Trey Anastasio is the rare kind of artist who can help us expand our horizons beyond our little sliver of the world. "You're never supposed to actually get [to perfection]; you are an imperfect human being, you're broken," he says. "But if you can point for a second, maybe in a way like developing a skill - guitar playing, painting, plumbing, anything - and you just point out a little bit that there's something bigger than us, God or whatever, then you are doing a service to people because then they can have that ten seconds of time when the car drives by [with music coming out the window] and they can be saved for a second from the drudgery of life."
When Trey talks about playing guitar, it's impossible not to get caught up in his passion. He was clearly put on this planet to play music; at times it seems like sound is all he has. Time and again, he makes reference to how music "saves" him: "It's the only place I can live. It just saves me many, many different times a day, in the weirdest ways, and it's kinda always been that way."

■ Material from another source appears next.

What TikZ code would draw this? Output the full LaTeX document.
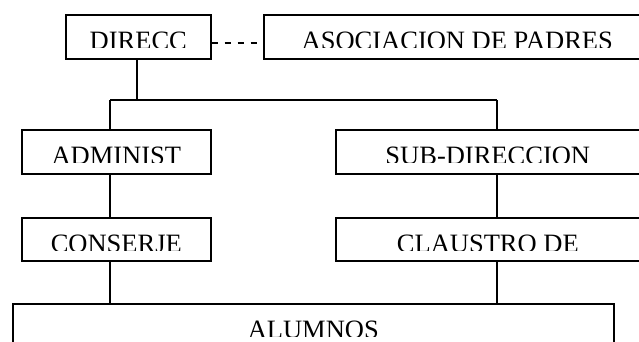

Music is his salvation, but it's also his main form of interaction with the rest of the world. "It's the most emotionally available form of communication I've found by far, going both directions," he says. "I can reveal my own emotions in a much safer way than talking. I get really tangled up when I try to talk, I do the best I can, but sometimes with playing music, it's safe. Like I can be really, really, really sad or really, really happy and express that to someone without fear of reprisal. So there's that, but then there's also just the music itself, just melody and harmony can tear me up. I just don't know what I would do without it. Life would just be one bleak, horrible, awful, terrible, awkward social situation to the next.
"It's the only thing that keeps me going, to be perfectly honest: the hope that some new song is gonna come around the corner."